- _PROBLEM DETAILS_: Without the images, write out the whole listing exactly.

- _RECORDED INFORMATION_:
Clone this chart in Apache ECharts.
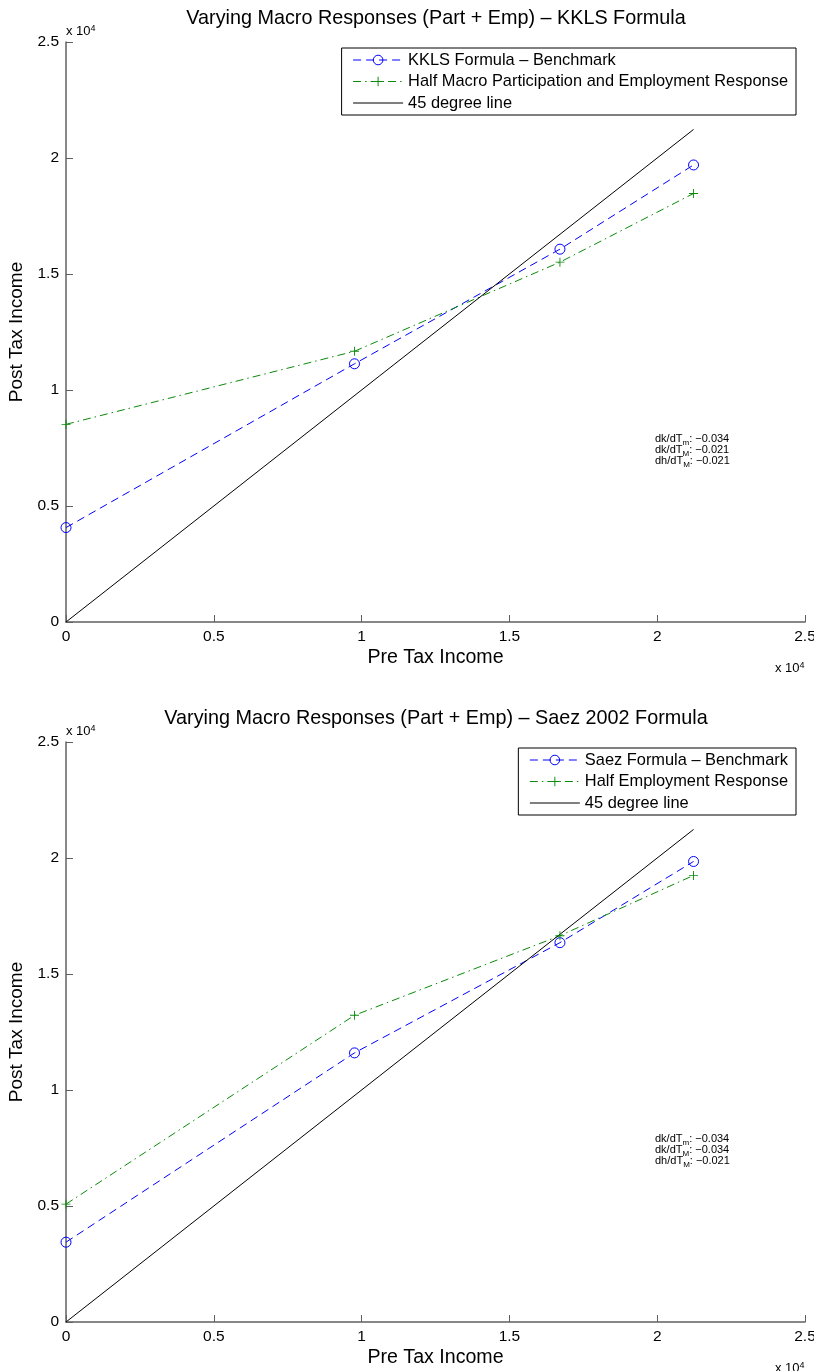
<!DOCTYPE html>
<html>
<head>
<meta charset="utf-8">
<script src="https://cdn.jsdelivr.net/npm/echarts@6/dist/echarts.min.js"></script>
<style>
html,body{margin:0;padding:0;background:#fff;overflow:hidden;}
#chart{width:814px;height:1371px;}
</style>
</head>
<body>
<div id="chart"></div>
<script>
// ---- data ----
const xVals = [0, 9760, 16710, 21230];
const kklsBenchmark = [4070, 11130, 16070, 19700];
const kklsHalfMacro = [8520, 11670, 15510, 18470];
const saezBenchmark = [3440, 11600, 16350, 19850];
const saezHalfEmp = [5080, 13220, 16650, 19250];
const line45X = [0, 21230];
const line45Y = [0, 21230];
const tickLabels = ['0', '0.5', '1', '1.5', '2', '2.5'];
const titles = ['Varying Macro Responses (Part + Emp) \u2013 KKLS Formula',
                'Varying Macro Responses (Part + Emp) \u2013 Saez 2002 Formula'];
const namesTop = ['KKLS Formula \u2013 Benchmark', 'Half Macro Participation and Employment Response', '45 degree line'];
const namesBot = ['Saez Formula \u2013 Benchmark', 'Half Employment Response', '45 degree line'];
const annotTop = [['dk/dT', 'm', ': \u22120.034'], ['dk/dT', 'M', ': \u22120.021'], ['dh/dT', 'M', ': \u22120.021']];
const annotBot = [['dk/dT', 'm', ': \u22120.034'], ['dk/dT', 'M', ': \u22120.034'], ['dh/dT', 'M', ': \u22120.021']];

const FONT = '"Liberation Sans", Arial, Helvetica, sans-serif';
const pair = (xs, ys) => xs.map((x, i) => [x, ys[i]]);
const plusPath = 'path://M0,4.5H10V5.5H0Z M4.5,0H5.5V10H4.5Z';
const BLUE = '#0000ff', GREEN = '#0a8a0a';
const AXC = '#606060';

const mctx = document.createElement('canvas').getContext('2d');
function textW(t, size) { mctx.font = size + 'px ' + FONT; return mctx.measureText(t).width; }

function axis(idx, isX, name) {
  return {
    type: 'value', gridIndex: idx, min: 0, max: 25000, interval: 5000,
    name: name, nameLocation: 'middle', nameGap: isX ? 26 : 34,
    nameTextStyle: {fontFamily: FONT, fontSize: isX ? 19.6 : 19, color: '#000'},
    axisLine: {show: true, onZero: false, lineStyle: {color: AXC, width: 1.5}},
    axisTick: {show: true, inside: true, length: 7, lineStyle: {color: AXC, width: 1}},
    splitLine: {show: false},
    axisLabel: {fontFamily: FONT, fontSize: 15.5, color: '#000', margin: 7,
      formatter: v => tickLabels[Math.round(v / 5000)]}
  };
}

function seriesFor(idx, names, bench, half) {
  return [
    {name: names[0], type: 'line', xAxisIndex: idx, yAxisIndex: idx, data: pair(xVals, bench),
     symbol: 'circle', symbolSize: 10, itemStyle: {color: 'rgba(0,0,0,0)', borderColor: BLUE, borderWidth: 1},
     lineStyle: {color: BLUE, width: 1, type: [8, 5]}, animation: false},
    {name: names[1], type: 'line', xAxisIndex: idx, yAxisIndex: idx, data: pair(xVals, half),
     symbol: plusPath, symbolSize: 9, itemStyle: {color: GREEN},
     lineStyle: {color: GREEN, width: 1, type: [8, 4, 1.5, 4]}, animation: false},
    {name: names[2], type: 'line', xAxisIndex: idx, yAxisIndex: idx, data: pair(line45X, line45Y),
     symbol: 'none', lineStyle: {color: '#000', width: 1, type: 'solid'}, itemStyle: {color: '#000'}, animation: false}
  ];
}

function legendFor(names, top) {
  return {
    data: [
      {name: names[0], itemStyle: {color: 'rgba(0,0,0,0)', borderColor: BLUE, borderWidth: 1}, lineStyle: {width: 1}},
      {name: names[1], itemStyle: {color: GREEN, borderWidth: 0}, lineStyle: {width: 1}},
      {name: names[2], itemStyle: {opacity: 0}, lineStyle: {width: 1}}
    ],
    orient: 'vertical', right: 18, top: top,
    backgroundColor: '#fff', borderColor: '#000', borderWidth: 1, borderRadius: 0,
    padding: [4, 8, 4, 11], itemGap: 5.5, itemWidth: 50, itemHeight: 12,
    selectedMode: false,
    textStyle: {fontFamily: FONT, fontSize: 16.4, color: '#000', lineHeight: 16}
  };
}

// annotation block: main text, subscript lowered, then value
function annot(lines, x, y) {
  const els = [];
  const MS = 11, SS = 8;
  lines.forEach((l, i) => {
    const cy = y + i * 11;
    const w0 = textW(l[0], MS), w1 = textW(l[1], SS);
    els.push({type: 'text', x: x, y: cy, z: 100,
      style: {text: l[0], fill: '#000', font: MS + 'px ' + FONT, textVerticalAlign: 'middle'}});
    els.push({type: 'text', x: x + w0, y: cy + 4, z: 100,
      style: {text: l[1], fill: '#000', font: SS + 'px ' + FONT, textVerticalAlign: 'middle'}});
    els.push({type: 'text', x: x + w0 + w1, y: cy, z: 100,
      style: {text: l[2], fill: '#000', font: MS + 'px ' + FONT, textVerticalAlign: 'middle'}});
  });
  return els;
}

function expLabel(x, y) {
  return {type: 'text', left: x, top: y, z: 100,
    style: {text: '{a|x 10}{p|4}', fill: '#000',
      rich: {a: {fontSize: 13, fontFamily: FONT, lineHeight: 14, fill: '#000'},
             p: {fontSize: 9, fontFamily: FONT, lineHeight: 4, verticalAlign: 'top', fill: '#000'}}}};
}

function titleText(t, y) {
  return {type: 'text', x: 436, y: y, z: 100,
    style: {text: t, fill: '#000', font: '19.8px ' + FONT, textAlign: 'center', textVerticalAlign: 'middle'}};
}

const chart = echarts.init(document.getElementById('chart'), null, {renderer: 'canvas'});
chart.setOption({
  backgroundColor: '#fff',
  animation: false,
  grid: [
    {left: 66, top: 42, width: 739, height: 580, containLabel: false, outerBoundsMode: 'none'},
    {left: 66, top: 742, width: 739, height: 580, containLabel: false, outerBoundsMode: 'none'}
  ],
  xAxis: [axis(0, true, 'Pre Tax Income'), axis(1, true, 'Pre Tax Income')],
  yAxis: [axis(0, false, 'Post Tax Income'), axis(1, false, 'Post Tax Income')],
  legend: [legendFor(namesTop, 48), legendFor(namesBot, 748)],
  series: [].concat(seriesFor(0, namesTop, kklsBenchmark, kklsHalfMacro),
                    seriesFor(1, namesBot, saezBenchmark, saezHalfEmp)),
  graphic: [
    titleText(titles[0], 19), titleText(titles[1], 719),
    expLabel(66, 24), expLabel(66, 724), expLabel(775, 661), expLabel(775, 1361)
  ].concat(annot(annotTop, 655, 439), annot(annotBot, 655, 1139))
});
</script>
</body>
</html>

- _OUTPUT FOR THIS EXERCISE_:
Clone this chart in Apache ECharts.
<!DOCTYPE html>
<html>
<head>
<meta charset="utf-8">
<script src="https://cdn.jsdelivr.net/npm/echarts@6/dist/echarts.min.js"></script>
<style>
html,body{margin:0;padding:0;background:#fff;overflow:hidden;}
#chart{width:814px;height:1371px;}
</style>
</head>
<body>
<div id="chart"></div>
<script>
// ---- data ----
const xVals = [0, 9760, 16710, 21230];
const kklsBenchmark = [4070, 11130, 16070, 19700];
const kklsHalfMacro = [8520, 11670, 15510, 18470];
const saezBenchmark = [3440, 11600, 16350, 19850];
const saezHalfEmp = [5080, 13220, 16650, 19250];
const line45X = [0, 21230];
const line45Y = [0, 21230];
const tickLabels = ['0', '0.5', '1', '1.5', '2', '2.5'];
const titles = ['Varying Macro Responses (Part + Emp) \u2013 KKLS Formula',
                'Varying Macro Responses (Part + Emp) \u2013 Saez 2002 Formula'];
const namesTop = ['KKLS Formula \u2013 Benchmark', 'Half Macro Participation and Employment Response', '45 degree line'];
const namesBot = ['Saez Formula \u2013 Benchmark', 'Half Employment Response', '45 degree line'];
const annotTop = [['dk/dT', 'm', ': \u22120.034'], ['dk/dT', 'M', ': \u22120.021'], ['dh/dT', 'M', ': \u22120.021']];
const annotBot = [['dk/dT', 'm', ': \u22120.034'], ['dk/dT', 'M', ': \u22120.034'], ['dh/dT', 'M', ': \u22120.021']];

const FONT = '"Liberation Sans", Arial, Helvetica, sans-serif';
const pair = (xs, ys) => xs.map((x, i) => [x, ys[i]]);
const plusPath = 'path://M0,4.5H10V5.5H0Z M4.5,0H5.5V10H4.5Z';
const BLUE = '#0000ff', GREEN = '#0a8a0a';
const AXC = '#606060';

const mctx = document.createElement('canvas').getContext('2d');
function textW(t, size) { mctx.font = size + 'px ' + FONT; return mctx.measureText(t).width; }

function axis(idx, isX, name) {
  return {
    type: 'value', gridIndex: idx, min: 0, max: 25000, interval: 5000,
    name: name, nameLocation: 'middle', nameGap: isX ? 26 : 34,
    nameTextStyle: {fontFamily: FONT, fontSize: isX ? 19.6 : 19, color: '#000'},
    axisLine: {show: true, onZero: false, lineStyle: {color: AXC, width: 1.5}},
    axisTick: {show: true, inside: true, length: 7, lineStyle: {color: AXC, width: 1}},
    splitLine: {show: false},
    axisLabel: {fontFamily: FONT, fontSize: 15.5, color: '#000', margin: 7,
      formatter: v => tickLabels[Math.round(v / 5000)]}
  };
}

function seriesFor(idx, names, bench, half) {
  return [
    {name: names[0], type: 'line', xAxisIndex: idx, yAxisIndex: idx, data: pair(xVals, bench),
     symbol: 'circle', symbolSize: 10, itemStyle: {color: 'rgba(0,0,0,0)', borderColor: BLUE, borderWidth: 1},
     lineStyle: {color: BLUE, width: 1, type: [8, 5]}, animation: false},
    {name: names[1], type: 'line', xAxisIndex: idx, yAxisIndex: idx, data: pair(xVals, half),
     symbol: plusPath, symbolSize: 9, itemStyle: {color: GREEN},
     lineStyle: {color: GREEN, width: 1, type: [8, 4, 1.5, 4]}, animation: false},
    {name: names[2], type: 'line', xAxisIndex: idx, yAxisIndex: idx, data: pair(line45X, line45Y),
     symbol: 'none', lineStyle: {color: '#000', width: 1, type: 'solid'}, itemStyle: {color: '#000'}, animation: false}
  ];
}

function legendFor(names, top) {
  return {
    data: [
      {name: names[0], itemStyle: {color: 'rgba(0,0,0,0)', borderColor: BLUE, borderWidth: 1}, lineStyle: {width: 1}},
      {name: names[1], itemStyle: {color: GREEN, borderWidth: 0}, lineStyle: {width: 1}},
      {name: names[2], itemStyle: {opacity: 0}, lineStyle: {width: 1}}
    ],
    orient: 'vertical', right: 18, top: top,
    backgroundColor: '#fff', borderColor: '#000', borderWidth: 1, borderRadius: 0,
    padding: [4, 8, 4, 11], itemGap: 5.5, itemWidth: 50, itemHeight: 12,
    selectedMode: false,
    textStyle: {fontFamily: FONT, fontSize: 16.4, color: '#000', lineHeight: 16}
  };
}

// annotation block: main text, subscript lowered, then value
function annot(lines, x, y) {
  const els = [];
  const MS = 11, SS = 8;
  lines.forEach((l, i) => {
    const cy = y + i * 11;
    const w0 = textW(l[0], MS), w1 = textW(l[1], SS);
    els.push({type: 'text', x: x, y: cy, z: 100,
      style: {text: l[0], fill: '#000', font: MS + 'px ' + FONT, textVerticalAlign: 'middle'}});
    els.push({type: 'text', x: x + w0, y: cy + 4, z: 100,
      style: {text: l[1], fill: '#000', font: SS + 'px ' + FONT, textVerticalAlign: 'middle'}});
    els.push({type: 'text', x: x + w0 + w1, y: cy, z: 100,
      style: {text: l[2], fill: '#000', font: MS + 'px ' + FONT, textVerticalAlign: 'middle'}});
  });
  return els;
}

function expLabel(x, y) {
  return {type: 'text', left: x, top: y, z: 100,
    style: {text: '{a|x 10}{p|4}', fill: '#000',
      rich: {a: {fontSize: 13, fontFamily: FONT, lineHeight: 14, fill: '#000'},
             p: {fontSize: 9, fontFamily: FONT, lineHeight: 4, verticalAlign: 'top', fill: '#000'}}}};
}

function titleText(t, y) {
  return {type: 'text', x: 436, y: y, z: 100,
    style: {text: t, fill: '#000', font: '19.8px ' + FONT, textAlign: 'center', textVerticalAlign: 'middle'}};
}

const chart = echarts.init(document.getElementById('chart'), null, {renderer: 'canvas'});
chart.setOption({
  backgroundColor: '#fff',
  animation: false,
  grid: [
    {left: 66, top: 42, width: 739, height: 580, containLabel: false, outerBoundsMode: 'none'},
    {left: 66, top: 742, width: 739, height: 580, containLabel: false, outerBoundsMode: 'none'}
  ],
  xAxis: [axis(0, true, 'Pre Tax Income'), axis(1, true, 'Pre Tax Income')],
  yAxis: [axis(0, false, 'Post Tax Income'), axis(1, false, 'Post Tax Income')],
  legend: [legendFor(namesTop, 48), legendFor(namesBot, 748)],
  series: [].concat(seriesFor(0, namesTop, kklsBenchmark, kklsHalfMacro),
                    seriesFor(1, namesBot, saezBenchmark, saezHalfEmp)),
  graphic: [
    titleText(titles[0], 19), titleText(titles[1], 719),
    expLabel(66, 24), expLabel(66, 724), expLabel(775, 661), expLabel(775, 1361)
  ].concat(annot(annotTop, 655, 439), annot(annotBot, 655, 1139))
});
</script>
</body>
</html>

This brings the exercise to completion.